# [Dataset content]
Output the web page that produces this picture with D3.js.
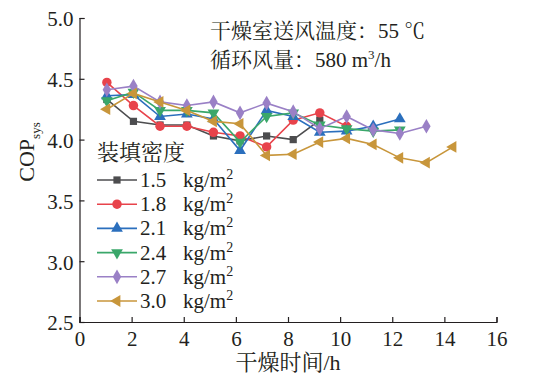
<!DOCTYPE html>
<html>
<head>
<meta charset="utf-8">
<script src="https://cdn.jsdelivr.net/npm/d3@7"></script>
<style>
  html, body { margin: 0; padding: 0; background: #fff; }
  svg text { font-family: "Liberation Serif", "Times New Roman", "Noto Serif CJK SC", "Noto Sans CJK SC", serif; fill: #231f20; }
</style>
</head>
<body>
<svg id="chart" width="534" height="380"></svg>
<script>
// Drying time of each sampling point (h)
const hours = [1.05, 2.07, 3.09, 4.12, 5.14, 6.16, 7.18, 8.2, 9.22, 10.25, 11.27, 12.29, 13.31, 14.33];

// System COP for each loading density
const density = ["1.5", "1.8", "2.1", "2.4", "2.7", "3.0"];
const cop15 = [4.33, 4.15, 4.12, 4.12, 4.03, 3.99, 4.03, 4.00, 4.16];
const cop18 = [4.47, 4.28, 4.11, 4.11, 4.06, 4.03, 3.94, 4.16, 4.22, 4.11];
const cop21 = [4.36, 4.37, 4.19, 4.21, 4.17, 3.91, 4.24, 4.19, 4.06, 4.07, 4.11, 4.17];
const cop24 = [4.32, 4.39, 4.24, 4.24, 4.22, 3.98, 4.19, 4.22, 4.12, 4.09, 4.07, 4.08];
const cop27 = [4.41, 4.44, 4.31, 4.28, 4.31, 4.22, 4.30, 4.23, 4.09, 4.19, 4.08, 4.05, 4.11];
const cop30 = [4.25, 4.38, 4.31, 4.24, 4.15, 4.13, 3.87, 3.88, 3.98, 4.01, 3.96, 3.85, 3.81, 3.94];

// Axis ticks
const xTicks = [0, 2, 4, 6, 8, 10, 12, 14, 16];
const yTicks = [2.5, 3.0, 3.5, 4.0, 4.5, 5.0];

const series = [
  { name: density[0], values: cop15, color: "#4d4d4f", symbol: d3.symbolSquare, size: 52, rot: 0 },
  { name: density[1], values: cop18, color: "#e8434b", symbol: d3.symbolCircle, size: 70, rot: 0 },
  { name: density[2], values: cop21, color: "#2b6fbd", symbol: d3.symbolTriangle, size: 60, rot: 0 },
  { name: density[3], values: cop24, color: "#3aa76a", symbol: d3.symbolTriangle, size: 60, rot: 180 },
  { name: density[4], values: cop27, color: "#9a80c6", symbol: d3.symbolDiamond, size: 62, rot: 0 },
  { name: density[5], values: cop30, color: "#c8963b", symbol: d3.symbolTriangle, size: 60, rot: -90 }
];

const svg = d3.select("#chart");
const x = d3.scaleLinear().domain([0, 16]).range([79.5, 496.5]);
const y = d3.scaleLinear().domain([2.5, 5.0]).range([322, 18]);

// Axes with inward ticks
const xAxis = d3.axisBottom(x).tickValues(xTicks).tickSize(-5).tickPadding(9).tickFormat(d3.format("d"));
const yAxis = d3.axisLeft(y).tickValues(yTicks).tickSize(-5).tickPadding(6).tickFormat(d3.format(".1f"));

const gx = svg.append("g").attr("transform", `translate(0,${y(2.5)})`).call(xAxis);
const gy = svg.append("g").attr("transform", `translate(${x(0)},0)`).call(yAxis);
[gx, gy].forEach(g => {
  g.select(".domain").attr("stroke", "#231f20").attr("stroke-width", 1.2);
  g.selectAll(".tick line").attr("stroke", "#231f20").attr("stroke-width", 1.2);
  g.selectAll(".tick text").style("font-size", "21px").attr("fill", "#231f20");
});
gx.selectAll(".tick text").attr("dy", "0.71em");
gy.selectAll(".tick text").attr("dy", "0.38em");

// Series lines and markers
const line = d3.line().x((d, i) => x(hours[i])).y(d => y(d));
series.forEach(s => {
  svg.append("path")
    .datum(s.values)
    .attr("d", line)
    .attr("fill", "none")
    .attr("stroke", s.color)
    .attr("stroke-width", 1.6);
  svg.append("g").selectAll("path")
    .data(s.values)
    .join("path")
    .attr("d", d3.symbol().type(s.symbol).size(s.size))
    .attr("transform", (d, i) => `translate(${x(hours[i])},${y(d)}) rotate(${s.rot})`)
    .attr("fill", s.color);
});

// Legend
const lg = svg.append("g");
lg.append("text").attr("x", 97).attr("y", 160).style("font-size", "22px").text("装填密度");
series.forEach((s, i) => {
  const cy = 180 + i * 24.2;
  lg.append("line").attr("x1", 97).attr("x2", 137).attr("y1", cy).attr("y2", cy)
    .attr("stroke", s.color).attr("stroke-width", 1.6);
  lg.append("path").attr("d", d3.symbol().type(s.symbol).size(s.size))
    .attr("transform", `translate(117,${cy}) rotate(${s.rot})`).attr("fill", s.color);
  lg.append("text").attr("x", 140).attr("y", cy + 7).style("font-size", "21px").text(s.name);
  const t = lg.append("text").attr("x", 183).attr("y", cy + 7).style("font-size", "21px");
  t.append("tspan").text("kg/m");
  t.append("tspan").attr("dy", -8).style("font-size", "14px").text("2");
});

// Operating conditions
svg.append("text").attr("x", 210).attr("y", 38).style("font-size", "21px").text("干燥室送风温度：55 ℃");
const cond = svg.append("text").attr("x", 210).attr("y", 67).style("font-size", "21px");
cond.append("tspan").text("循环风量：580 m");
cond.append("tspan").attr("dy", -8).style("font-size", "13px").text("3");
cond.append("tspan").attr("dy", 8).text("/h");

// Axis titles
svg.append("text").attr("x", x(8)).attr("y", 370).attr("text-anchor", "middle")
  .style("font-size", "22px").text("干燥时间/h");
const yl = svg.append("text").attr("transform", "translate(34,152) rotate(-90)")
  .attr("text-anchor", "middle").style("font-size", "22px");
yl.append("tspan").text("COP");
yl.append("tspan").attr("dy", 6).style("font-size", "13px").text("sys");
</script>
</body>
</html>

# [Your task]
Reproduce the data above word for word from its first line through the line that holds "12.29, 13.31, 14.33];", both ends included; skip pictures.

# [The response]
Output the web page that produces this picture with D3.js.
<!DOCTYPE html>
<html>
<head>
<meta charset="utf-8">
<script src="https://cdn.jsdelivr.net/npm/d3@7"></script>
<style>
  html, body { margin: 0; padding: 0; background: #fff; }
  svg text { font-family: "Liberation Serif", "Times New Roman", "Noto Serif CJK SC", "Noto Sans CJK SC", serif; fill: #231f20; }
</style>
</head>
<body>
<svg id="chart" width="534" height="380"></svg>
<script>
// Drying time of each sampling point (h)
const hours = [1.05, 2.07, 3.09, 4.12, 5.14, 6.16, 7.18, 8.2, 9.22, 10.25, 11.27, 12.29, 13.31, 14.33];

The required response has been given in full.